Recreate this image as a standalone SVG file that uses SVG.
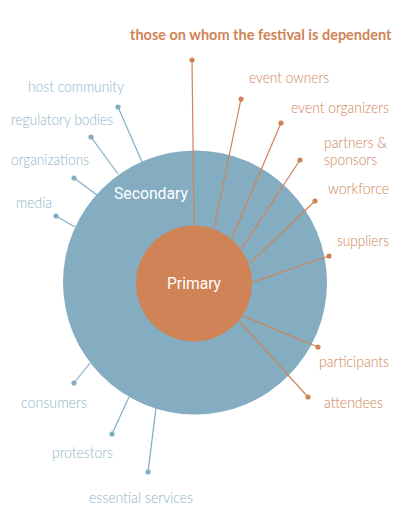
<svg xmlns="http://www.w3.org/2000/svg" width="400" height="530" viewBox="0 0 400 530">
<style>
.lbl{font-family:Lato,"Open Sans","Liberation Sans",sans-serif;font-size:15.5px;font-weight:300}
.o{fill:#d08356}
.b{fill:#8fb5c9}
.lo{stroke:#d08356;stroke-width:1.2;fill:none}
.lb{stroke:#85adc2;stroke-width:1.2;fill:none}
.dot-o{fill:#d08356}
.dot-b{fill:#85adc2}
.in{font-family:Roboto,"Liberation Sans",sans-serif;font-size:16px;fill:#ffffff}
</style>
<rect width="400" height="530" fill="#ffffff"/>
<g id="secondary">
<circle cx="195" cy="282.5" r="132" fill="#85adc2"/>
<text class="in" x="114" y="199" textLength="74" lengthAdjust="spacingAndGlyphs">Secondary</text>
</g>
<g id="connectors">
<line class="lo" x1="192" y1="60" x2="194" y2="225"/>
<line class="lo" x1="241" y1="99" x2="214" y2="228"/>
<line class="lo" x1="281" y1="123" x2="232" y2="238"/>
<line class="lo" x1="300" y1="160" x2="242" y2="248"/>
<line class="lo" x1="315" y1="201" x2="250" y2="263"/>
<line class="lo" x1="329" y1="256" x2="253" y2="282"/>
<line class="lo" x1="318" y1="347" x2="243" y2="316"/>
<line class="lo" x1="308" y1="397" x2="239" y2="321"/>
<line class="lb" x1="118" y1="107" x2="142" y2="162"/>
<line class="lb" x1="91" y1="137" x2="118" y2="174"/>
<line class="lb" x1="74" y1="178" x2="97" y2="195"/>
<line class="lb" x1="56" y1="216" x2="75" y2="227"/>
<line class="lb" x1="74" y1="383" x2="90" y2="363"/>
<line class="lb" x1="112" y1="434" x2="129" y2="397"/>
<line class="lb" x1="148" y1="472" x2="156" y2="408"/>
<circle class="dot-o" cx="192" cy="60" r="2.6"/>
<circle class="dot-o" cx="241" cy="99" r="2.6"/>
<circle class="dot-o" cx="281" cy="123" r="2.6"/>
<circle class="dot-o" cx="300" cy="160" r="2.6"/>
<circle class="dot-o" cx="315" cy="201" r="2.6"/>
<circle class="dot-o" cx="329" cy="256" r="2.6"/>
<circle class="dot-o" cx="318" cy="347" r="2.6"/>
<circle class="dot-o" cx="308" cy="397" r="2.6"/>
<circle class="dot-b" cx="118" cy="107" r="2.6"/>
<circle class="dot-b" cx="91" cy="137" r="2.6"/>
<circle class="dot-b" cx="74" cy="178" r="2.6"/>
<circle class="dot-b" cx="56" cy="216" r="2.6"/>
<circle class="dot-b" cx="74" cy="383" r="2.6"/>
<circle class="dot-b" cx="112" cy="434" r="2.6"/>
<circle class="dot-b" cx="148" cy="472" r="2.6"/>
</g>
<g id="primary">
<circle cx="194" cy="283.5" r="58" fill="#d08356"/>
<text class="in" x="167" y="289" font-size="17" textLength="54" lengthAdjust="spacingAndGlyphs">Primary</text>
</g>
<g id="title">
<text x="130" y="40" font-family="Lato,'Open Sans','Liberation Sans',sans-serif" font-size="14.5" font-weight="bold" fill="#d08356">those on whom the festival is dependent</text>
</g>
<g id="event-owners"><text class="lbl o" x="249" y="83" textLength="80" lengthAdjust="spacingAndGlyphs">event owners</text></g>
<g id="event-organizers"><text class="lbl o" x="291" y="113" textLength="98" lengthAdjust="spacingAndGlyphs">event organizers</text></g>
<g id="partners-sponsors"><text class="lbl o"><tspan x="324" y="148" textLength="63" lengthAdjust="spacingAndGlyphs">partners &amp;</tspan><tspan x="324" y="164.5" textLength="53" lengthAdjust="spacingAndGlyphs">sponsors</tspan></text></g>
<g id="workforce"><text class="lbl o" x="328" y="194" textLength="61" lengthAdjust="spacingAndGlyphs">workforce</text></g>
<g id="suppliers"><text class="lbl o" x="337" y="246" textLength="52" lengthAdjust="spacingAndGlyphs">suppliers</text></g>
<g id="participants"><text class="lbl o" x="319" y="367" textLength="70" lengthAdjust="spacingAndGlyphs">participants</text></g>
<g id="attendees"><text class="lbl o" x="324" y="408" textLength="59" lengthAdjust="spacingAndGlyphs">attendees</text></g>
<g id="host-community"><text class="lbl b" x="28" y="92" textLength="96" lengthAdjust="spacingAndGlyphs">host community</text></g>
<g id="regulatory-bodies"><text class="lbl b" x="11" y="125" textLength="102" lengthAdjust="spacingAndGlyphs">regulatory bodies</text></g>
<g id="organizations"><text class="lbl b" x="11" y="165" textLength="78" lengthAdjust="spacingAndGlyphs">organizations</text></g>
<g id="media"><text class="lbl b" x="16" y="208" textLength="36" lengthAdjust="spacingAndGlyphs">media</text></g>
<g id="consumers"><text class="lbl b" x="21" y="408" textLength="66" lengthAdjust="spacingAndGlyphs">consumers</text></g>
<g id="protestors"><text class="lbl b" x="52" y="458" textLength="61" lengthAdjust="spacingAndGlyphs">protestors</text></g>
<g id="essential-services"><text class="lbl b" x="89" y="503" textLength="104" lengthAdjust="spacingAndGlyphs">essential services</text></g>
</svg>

# # #

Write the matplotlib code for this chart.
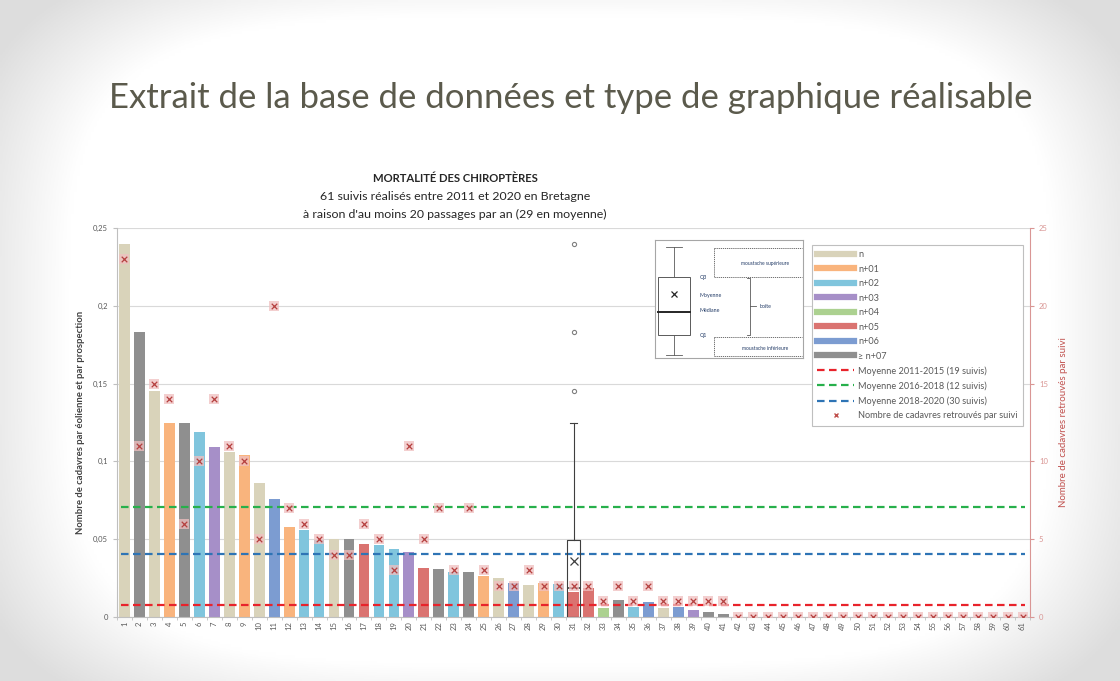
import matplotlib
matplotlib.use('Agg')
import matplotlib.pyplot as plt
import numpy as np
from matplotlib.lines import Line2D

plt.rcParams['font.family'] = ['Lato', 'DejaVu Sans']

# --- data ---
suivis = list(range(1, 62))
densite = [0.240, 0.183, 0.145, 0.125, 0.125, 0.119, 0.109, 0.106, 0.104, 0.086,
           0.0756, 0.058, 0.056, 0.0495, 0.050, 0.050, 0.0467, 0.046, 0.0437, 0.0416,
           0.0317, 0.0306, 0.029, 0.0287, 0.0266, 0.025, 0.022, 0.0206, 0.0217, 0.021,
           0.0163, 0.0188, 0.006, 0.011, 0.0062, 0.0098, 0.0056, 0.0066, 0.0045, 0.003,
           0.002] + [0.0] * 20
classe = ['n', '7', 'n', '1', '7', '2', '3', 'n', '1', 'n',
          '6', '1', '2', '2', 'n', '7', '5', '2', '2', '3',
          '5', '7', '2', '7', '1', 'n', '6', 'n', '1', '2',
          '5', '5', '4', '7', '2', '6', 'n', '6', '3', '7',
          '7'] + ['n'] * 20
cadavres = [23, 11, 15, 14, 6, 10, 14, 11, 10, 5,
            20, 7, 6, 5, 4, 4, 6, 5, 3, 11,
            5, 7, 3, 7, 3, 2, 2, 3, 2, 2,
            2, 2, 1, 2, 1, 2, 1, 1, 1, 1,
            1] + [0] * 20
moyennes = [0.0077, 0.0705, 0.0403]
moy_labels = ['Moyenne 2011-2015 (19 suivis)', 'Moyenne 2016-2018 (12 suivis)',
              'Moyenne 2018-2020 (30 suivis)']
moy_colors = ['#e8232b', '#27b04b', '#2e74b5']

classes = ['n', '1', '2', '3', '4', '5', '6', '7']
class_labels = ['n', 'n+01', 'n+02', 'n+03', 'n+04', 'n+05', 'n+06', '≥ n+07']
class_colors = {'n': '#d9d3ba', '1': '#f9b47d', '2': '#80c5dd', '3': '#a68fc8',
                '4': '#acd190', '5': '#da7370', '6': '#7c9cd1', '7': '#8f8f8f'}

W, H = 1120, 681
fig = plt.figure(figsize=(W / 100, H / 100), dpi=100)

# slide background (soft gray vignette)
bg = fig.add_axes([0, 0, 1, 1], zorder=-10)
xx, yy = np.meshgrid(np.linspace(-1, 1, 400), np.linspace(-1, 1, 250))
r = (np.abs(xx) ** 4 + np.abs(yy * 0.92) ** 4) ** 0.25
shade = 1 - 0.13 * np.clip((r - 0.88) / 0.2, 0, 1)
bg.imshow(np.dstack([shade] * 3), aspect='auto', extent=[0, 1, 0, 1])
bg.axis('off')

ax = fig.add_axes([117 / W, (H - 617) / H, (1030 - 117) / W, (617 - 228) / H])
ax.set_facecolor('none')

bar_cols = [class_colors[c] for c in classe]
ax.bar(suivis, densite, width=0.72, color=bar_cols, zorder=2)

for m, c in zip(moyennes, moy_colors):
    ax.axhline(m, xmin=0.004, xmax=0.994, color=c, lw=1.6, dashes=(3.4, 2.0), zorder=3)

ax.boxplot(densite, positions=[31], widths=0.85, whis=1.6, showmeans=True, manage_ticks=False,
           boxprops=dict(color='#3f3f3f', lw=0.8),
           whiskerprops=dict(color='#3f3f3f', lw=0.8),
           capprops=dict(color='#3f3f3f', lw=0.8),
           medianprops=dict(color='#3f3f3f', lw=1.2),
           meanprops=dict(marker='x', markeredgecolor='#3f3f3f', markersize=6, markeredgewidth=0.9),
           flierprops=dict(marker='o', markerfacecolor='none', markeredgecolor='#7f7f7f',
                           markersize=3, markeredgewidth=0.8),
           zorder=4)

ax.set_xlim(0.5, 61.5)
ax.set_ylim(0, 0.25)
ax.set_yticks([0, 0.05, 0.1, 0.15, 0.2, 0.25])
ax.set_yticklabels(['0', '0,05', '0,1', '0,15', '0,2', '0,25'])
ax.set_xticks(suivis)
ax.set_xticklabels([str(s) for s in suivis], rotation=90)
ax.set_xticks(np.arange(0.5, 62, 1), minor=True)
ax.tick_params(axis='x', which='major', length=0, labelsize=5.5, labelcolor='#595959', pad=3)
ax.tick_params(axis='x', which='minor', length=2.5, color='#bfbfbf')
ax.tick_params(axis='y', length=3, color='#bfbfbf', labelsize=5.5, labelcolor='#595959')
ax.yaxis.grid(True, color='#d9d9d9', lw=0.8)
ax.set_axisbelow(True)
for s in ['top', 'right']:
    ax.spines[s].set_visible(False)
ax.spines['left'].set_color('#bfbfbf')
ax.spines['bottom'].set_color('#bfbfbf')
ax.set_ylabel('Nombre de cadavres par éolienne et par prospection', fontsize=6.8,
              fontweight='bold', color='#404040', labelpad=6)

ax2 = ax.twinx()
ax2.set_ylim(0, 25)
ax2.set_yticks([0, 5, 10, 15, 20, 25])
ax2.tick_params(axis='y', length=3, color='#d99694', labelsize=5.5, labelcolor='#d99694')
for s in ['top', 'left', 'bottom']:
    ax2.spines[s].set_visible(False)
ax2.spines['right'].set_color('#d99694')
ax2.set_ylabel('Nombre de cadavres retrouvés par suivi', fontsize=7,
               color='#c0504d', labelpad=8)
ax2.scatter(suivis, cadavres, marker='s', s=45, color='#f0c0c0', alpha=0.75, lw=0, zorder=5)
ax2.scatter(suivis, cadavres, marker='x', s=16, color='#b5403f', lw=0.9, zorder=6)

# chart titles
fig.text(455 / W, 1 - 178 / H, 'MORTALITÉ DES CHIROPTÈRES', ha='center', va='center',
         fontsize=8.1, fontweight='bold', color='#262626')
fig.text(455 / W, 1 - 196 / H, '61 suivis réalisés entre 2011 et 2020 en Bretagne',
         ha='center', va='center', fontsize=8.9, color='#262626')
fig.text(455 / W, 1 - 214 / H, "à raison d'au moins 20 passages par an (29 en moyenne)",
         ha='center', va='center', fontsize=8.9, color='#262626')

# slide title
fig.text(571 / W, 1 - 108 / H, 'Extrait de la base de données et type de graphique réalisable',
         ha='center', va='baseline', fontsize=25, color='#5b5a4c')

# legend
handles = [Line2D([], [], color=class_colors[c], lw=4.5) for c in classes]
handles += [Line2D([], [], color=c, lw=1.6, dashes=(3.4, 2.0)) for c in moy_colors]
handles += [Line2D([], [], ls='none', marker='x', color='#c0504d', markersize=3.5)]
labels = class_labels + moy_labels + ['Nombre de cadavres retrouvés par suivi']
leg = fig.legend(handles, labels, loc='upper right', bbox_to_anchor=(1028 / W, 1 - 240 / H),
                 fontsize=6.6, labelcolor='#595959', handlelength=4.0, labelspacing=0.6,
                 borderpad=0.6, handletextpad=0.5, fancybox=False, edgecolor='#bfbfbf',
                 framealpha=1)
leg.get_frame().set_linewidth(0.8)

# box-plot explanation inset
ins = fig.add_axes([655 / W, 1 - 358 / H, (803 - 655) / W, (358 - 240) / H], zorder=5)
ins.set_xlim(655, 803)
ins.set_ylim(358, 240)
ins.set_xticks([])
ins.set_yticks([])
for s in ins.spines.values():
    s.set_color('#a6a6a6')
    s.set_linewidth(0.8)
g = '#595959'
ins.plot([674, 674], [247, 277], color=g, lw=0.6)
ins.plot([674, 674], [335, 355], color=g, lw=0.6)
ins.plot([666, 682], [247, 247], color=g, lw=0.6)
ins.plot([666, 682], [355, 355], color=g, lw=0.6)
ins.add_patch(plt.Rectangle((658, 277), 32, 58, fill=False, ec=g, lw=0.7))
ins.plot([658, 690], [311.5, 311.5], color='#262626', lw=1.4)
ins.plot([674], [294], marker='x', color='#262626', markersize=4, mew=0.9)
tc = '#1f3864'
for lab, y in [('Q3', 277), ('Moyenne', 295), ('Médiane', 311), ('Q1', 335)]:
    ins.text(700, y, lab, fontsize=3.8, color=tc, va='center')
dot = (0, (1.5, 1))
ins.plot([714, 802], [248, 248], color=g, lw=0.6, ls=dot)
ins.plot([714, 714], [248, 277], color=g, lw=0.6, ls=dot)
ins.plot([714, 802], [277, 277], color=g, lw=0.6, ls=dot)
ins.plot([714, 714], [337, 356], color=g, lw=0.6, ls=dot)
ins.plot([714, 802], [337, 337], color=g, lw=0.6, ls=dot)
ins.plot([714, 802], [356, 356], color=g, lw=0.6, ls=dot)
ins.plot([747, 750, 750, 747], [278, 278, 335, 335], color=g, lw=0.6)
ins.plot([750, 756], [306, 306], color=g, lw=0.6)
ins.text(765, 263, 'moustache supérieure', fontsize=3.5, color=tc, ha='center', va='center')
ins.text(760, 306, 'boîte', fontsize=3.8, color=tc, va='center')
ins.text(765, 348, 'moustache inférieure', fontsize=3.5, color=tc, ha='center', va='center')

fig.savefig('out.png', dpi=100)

# # #

Requirements → Start with the line that includes "Write the matplotlib code for this chart." and finish with the line that includes "plt.rcParams['font.family'] = ['Lato', 'DejaVu": reproduce those lines exactly, nothing before or after, and omit any pictures.

Result of the task →
Write the matplotlib code for this chart.
import matplotlib
matplotlib.use('Agg')
import matplotlib.pyplot as plt
import numpy as np
from matplotlib.lines import Line2D

plt.rcParams['font.family'] = ['Lato', 'DejaVu Sans']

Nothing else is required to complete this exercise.